GMM-HMM语音识别原理
1. HMM
隐马尔科夫模型(HMM)是一种统计模型,用来描述含有隐含参数的马尔科夫过程。难点是从隐含状态确定出马尔科夫过程的参数,以此作进一步的分析。下图是一个三个状态的隐马尔可夫模型状态转移图,其中x 表示隐含状态,y 表示可观察的输出,a 表示状态转换概率,b 表示输出概率:
a:转移概率
b:输出概率
y:观测状态
x:隐含状态
一个HMM模型是一个五元组(π,A,B,O,S)
其中π:初始概率向量
A: 转移概率
B: 输出概率
O:观测状态
S:隐含状态
围绕着HMM,有三个和它相关的问题:
1. 已知隐含状态数目,已知转移概率,根据观测状态,估计观测状态对应的隐含状态
2. 已知隐含状态数目,已知转移概率,根据观测状态,估计输出这个观测状态的概率
3. 已知隐含状态数目,根据大量实验结果(很多组观测状态),反推转移概率
对于第一个问题,所对应的就是维特比算法
对于第二个问题,所对应的就是前向算法
对于第三个问题,就是前向后向算法
语音识别的过程其实就是上述的第一个问题。根据HMM模型和观测状态(即语音信号数字信号处理后的内容),得到我们要的状态,而状态的组合就是识别出来的文本。
为啥呢?
1) 在语音处理中,一个word有一个或多个音素构成。怎么说呢?这里补充一下语言学的一些知识。在语言学中,word(字)还可以再分解成音节(syllable),音节可以再分成音素(phoneme),音素之后就不能再分了.因此音素是语音中最小的单元,不管语音识别还是语音合成,都是在最小单元上进行操作的,即phoneme。比如我们的“我”,它的拼音是wo3(这个其实就是word,即字),由于中文的word和syllable是相同的,即中文是单音节语言,即中文有且只有一个音节,但英文就不一样,比如hello这个单词,他就是有两个音节,hello=hae|low,即hello有hae和low这两个音节组成.音节下一层是phoneme(音素),语音识别的过程就是把这些 音素找到,然后音素拼接成音节,音节在拼接成word.如下图所示
在识别过程中如果识别出来了音素,向上递归,就能得到word。
因此我们的目标是获取音素phoneme.
2) 在训练时,一个HMM对应一个音素,每个HMM包含n个state(状态),有的是3个状态,有的是5个状态,状态数在训练前确定后,一旦训练完成所有HMM的状态个数都是一致的,比如3个。

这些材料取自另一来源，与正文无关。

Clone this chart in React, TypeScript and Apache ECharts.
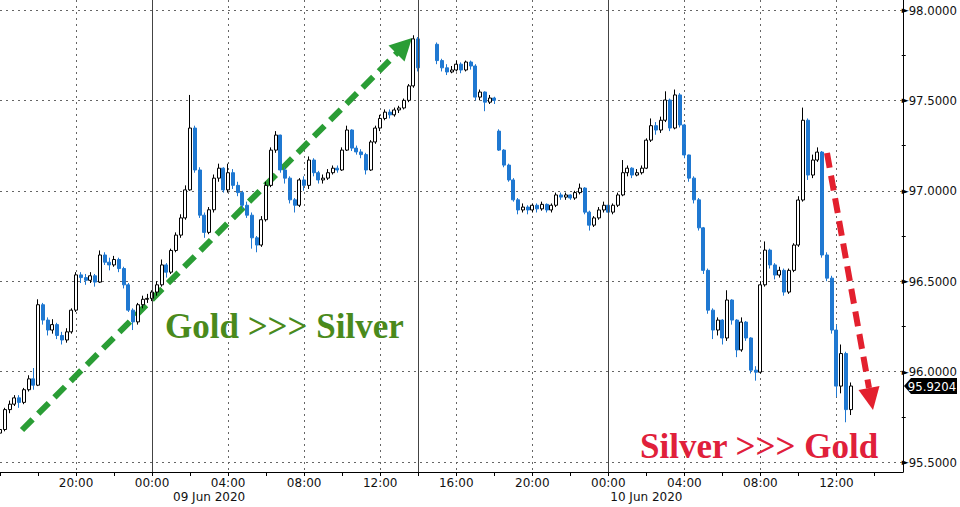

GMM是当做发射概率的,即在已知观测状态情况下,哪一种音素会产生这种状态的概率,概率最大的就是我们要的音素。因此,GMM是来计算某一个音素的概率。
GMM的全称是gaussmixture model(高斯混合模型),在训练前,一般会定义由几个高斯来决定音素的概率(高斯数目是超参数)。如下图所示为3高斯:
假设现在我们定义一个HMM由3个状态组成,每个状态中有一个GMM,每个GMM中是由3个gauss。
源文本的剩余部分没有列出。